BUCAREST


Estoy aquí de nuevo casi cinco años después de la última vez y casi veinte de los primeros viajes.

En el cielo de Bucarest predominan las nubes grises y tristes, hay momentos en los que sopla el viento y sale el sol, y aún parece que hace más frío. 
 Tres o cuatro taxistas intentan conseguirme como cliente, cuando llego a la parada del autobús hay una chica muy bonita esperándolo.

-Varoc, che costa?- Le digo mientras me esfuerzo por resucitar mi chapucero y olvidado rumano.

- Cuesta dos leis y medio- me contesta sonriendo en un castellano acentuado y musical- tienes que comprar el billete en aquella caseta.

No sólo es guapa, además es simpática y nada presuntuosa, hacemos el viaje juntos hasta la Gara de Nord.
 Vive en Logroño con su familia y estudia para ser traductora. Me habla de sus viajes por España y yo de los míos por Rumania. Está aquí porque viene a visitar a su hermano que vive en Constanza.

-Ah, Constanza,- le digo- la playa-

- No, no- se ríe- Ahora no a la playa- Me dice imaginándose una playa mediterránea llena de gente en verano. Le entiendo enseguida y rectifico.

-Bueno, la playa no, el mar.

-Sí, eso es, el mar sí- Y ahora soy yo el que imagina una costa industrial, oleosa y desierta frente a un mar lleno de témpanos de hielo.
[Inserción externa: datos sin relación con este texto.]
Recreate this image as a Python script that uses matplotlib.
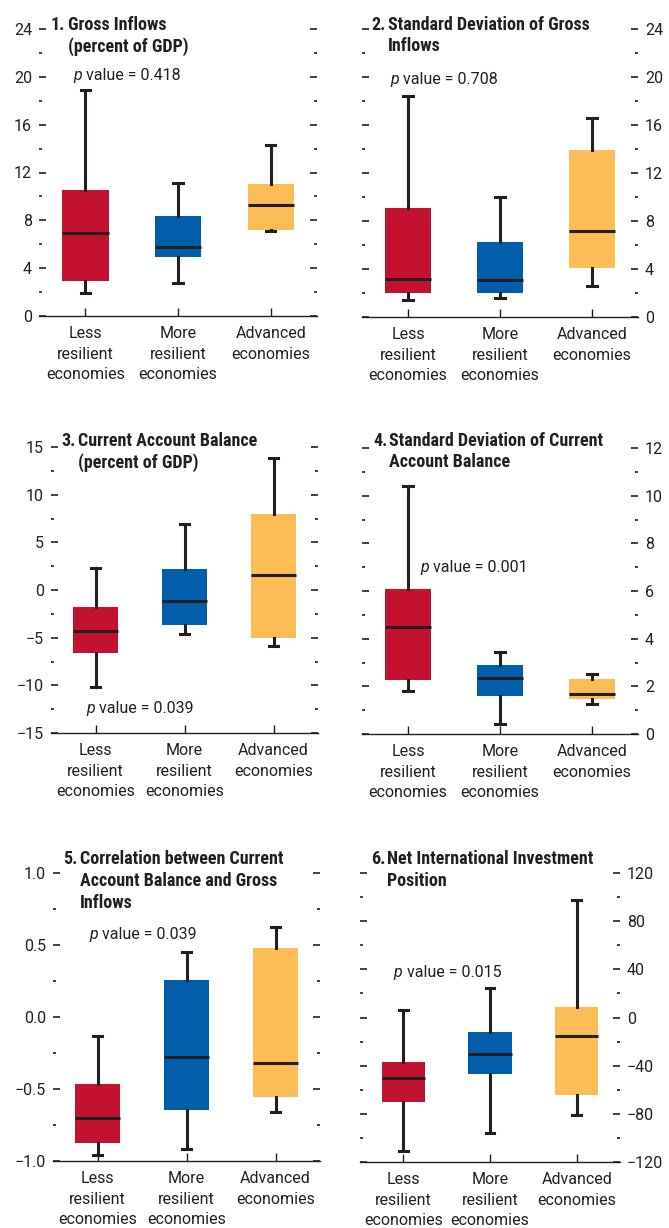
import matplotlib
matplotlib.use("Agg")
import matplotlib.pyplot as plt
from matplotlib import font_manager as fm
from matplotlib.font_manager import FontProperties
from matplotlib.ticker import MultipleLocator

# ---------------- data ----------------
categories = ["Less\nresilient\neconomies", "More\nresilient\neconomies", "Advanced\neconomies"]
colors = ["#C31230", "#005EAB", "#FDBD56"]

# each tuple: (whisker low, q1, median, q3, whisker high)
gross_inflows = [(1.9, 2.9, 6.9, 10.55, 18.9), (2.8, 4.9, 5.8, 8.4, 11.1), (7.1, 7.2, 9.3, 11.0, 14.3)]
sd_gross_inflows = [(1.45, 2.0, 3.15, 9.1, 18.4), (1.55, 2.0, 3.05, 6.25, 10.0), (2.55, 4.05, 7.2, 13.9, 16.6)]
current_account = [(-10.2, -6.65, -4.3, -1.8, 2.3), (-4.65, -3.7, -1.15, 2.2, 6.9), (-5.85, -5.05, 1.6, 7.95, 13.85)]
sd_current_account = [(1.8, 2.25, 4.47, 6.1, 10.4), (0.4, 1.58, 2.36, 2.9, 3.42), (1.26, 1.47, 1.66, 2.32, 2.53)]
corr_ca_inflows = [(-0.955, -0.875, -0.70, -0.462, -0.13), (-0.92, -0.643, -0.276, 0.255, 0.452), (-0.657, -0.555, -0.316, 0.478, 0.622)]
niip = [(-111.0, -69.8, -49.9, -37.1, 6.6), (-95.6, -46.6, -30.2, -12.2, 24.4), (-80.7, -64.0, -15.2, 8.6, 97.6)]

titles_num = ["1.", "2.", "3.", "4.", "5.", "6."]
titles_body = ["Gross Inflows\n(percent of GDP)",
               "Standard Deviation of Gross\nInflows",
               "Current Account Balance\n(percent of GDP)",
               "Standard Deviation of Current\nAccount Balance",
               "Correlation between Current\nAccount Balance and Gross\nInflows",
               "Net International Investment\nPosition"]
p_values = ["0.418", "0.708", "0.039", "0.001", "0.039", "0.015"]

# ---------------- fonts ----------------
def pick_bold():
    prefs = ["Roboto Condensed", "Archivo Narrow", "PT Sans Narrow", "Fira Sans Condensed",
             "IBM Plex Sans Condensed", "Liberation Sans Narrow"]
    fl = fm.fontManager.ttflist
    for fam in prefs:
        c = [f for f in fl if f.name == fam and f.style == "normal" and abs(int(f.weight) - 700) <= 50]
        c.sort(key=lambda f: ("[" in f.fname, abs(int(f.weight) - 700)))
        if c:
            return FontProperties(fname=c[0].fname)
    return FontProperties(family="Liberation Sans", weight="bold")

FP_BOLD = pick_bold()
FP_REG = FontProperties(family=["Roboto", "Liberation Sans", "DejaVu Sans"])
FP_IT = FontProperties(family=["Roboto", "Liberation Sans", "DejaVu Sans"], style="italic")

def fp(base, size):
    f = base.copy()
    f.set_size(size)
    return f

# ---------------- layout ----------------
W, H = 669, 1228
fig = plt.figure(figsize=(W / 100, H / 100), dpi=100)
INK = "#231F20"

def rect(x0, x1, yt, yb):
    return [x0 / W, 1 - yb / H, (x1 - x0) / W, (yb - yt) / H]

panels = [
    dict(data=gross_inflows, r=rect(39, 317, 29, 316), ylim=(0, 24), major=4, minor=2, side="left",
         p=(-0.13, 20.1), tnum=(51, 15.5), tbody=(68, 15.5)),
    dict(data=sd_gross_inflows, r=rect(362, 638, 29, 317), ylim=(0, 24), major=4, minor=2, side="right",
         p=(-0.19, 19.8), tnum=(371, 15.5), tbody=(388, 15.5)),
    dict(data=current_account, r=rect(51, 318, 447, 733), ylim=(-15, 15), major=5, minor=2.5, side="left",
         p=(-0.10, -12.4), tnum=(61, 431.5), tbody=(78, 431.5)),
    dict(data=sd_current_account, r=rect(362, 638, 448, 734), ylim=(0, 12), major=2, minor=1, side="right",
         p=(0.13, 7.0), tnum=(373, 431.5), tbody=(389, 431.5)),
    dict(data=corr_ca_inflows, r=rect(53, 320, 873, 1161), ylim=(-1, 1), major=0.5, minor=0.25, side="left",
         p=(-0.09, 0.575), tnum=(63, 850.5), tbody=(80, 850.5)),
    dict(data=niip, r=rect(360, 620, 873, 1162), ylim=(-120, 120), major=40, minor=20, side="right",
         p=(-0.11, 37.7), tnum=(371, 850.5), tbody=(387, 850.5)),
]

FS = 11.5
FS_T = 13
for i, pn in enumerate(panels):
    ax = fig.add_axes(pn["r"])
    stats = []
    for (lo, q1, med, q3, hi) in pn["data"]:
        stats.append(dict(whislo=lo, q1=q1, med=med, q3=q3, whishi=hi, fliers=[]))
    bp = ax.bxp(stats, positions=[0, 1, 2], widths=0.5, capwidths=0.1, patch_artist=True,
                showfliers=False,
                boxprops=dict(linewidth=0),
                whiskerprops=dict(color=INK, linewidth=2.2),
                capprops=dict(color=INK, linewidth=2.2),
                medianprops=dict(color=INK, linewidth=2.2, solid_capstyle="butt"))
    for patch, c in zip(bp["boxes"], colors):
        patch.set_facecolor(c)
        patch.set_edgecolor(c)
    ax.set_xlim(-0.5, 2.5)
    ax.set_ylim(*pn["ylim"])
    for s in ["left", "right", "top"]:
        ax.spines[s].set_visible(False)
    ax.spines["bottom"].set_color(INK)
    ax.spines["bottom"].set_linewidth(1.0)
    ax.yaxis.set_major_locator(MultipleLocator(pn["major"]))
    ax.yaxis.set_minor_locator(MultipleLocator(pn["minor"]))
    ax.tick_params(axis="y", which="both", direction="in", left=True, right=True,
                   color=INK, labelcolor=INK, pad=5)
    ax.tick_params(axis="y", which="major", length=5, width=1.2)
    ax.tick_params(axis="y", which="minor", length=2.5, width=1.2)
    if pn["side"] == "left":
        ax.tick_params(axis="y", labelleft=True, labelright=False)
    else:
        ax.tick_params(axis="y", labelleft=False, labelright=True)
    ax.set_xticks([0, 1, 2])
    ax.set_xticklabels(categories, linespacing=1.45)
    ax.tick_params(axis="x", direction="in", length=6, width=1, color=INK,
                   labelcolor=INK, pad=7.5)
    for lab in ax.get_xticklabels() + ax.get_yticklabels():
        lab.set_fontproperties(fp(FP_REG, FS))
    # p value: italic p followed by the rest
    t1 = ax.text(pn["p"][0], pn["p"][1], "p", ha="left", va="center",
                 fontproperties=fp(FP_IT, FS), color=INK)
    ax.annotate(" value = " + p_values[i], xy=(1, 0), xycoords=t1, ha="left", va="bottom",
                fontproperties=fp(FP_REG, FS), color=INK)
    # titles
    fig.text(pn["tnum"][0] / W, 1 - pn["tnum"][1] / H, titles_num[i], ha="left", va="top",
             fontproperties=fp(FP_BOLD, FS_T), color=INK)
    fig.text(pn["tbody"][0] / W, 1 - pn["tbody"][1] / H, titles_body[i], ha="left", va="top",
             fontproperties=fp(FP_BOLD, FS_T), color=INK, linespacing=1.27)

fig.savefig("out.png", dpi=100)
Al llegar a la estación, ella va al norte, yo al sur, su tren sale ya, el mío más tarde. Deambulo por las afueras de la estación intentando conseguir el cambio de dinero más favorable.
 Un aliento helado urbano golpea mi cara, montones de nieve sucia se amontona entre los coches. Es sábado por la tarde pero apenas unas pocas personas caminan por la calle. El tráfico, intenso en la periferia, se reduce a unos cuantos coches en el centro. Encuentro una oficina que da mejor cambio que las demás, me atiende una señora seca, de gesto antipático, que no pronuncia una sola palabra ni al llegar, ni al irme, ni mientras tanto. Como ya dije antes, el mercado negro era otra cosa, era en la calle, era otro ambiente, con muchos cambiadores, hablabas, bebías, negociabas y salías de allí con enormes fajos de billetes de una moneda por entonces muy devaluada. Eran transacciones más humanas, no exentas de cierto peligro, y en todo caso mucho más divertidas.

 Cada vez hace más frío, no me apetece dormir en Bucarest por lo que he decidido coger el primer tren que salga para Sofía, la capital de la vecina Bulgaria. Hay uno que sale a las ocho de la tarde y llega a las seis de la mañana, es perfecto para pasar la noche, faltan un par de horas y al parecer viene desde Moscú.